I’m excited to make our first public announcement about Banyan Julia - a suite of packages that let you use popular Julia APIs to process massive datasets on and off the cloud (via sampling):
- BanyanDataFrames.jl for DataFrames.jl
- BanyanImages.jl for Images.jl
- BanyanONNXRunTime.jl for ONNXRunTime.jl (for PyTorch/TensorFlow models)
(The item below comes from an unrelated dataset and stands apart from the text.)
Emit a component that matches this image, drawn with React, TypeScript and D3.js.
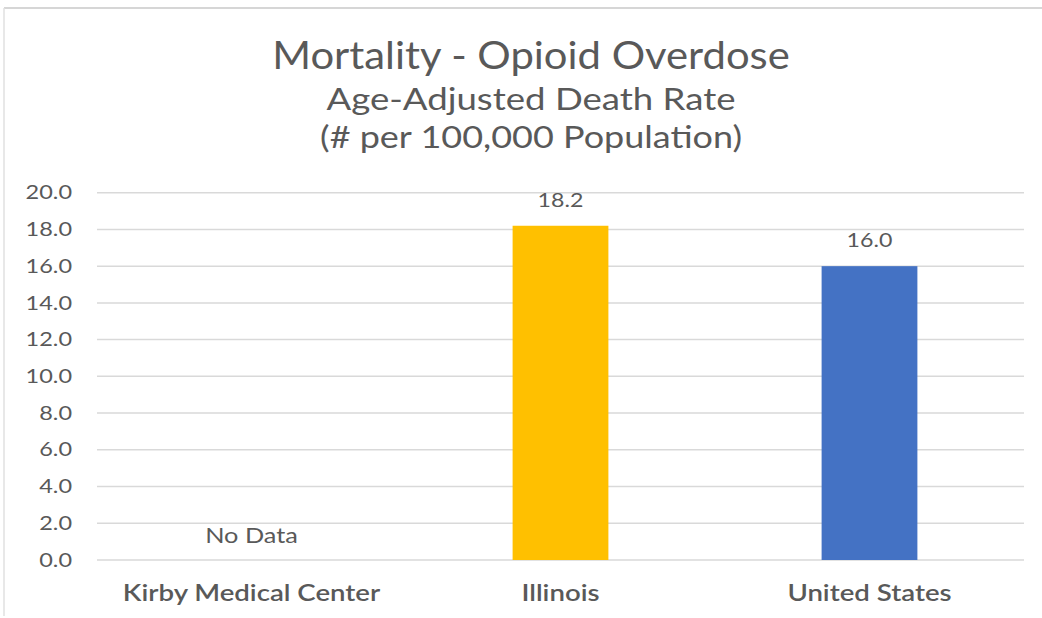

- BanyanHDF5.jl for HDF5.jl
-
BanyanArrays.jl for
Array
Most recently, we’ve:
- achieved comparable performance with Dask (Coiled) in a preliminary benchmark for a common data analytics task
- put together a getting started walk-through video
- developed automatic instant big data sampling to reduce data teams’ reliance on expensive and energy-intensive cloud data centers
TLDR: we’re building a platform for eco-friendly large-scale data science with familiar Julia APIs. More details are on our website - BanyanComputing.com. (PS - it’s a cloud product so if you want something on-prem then look at Dagger.jl, Distributed, or MPI.jl)
PPS - I want to thank the friendly and helpful Julia community including contributors to DataFrames.jl, Images.jl, ONNXRunTime.jl, etc. Without them, this project would not be possible.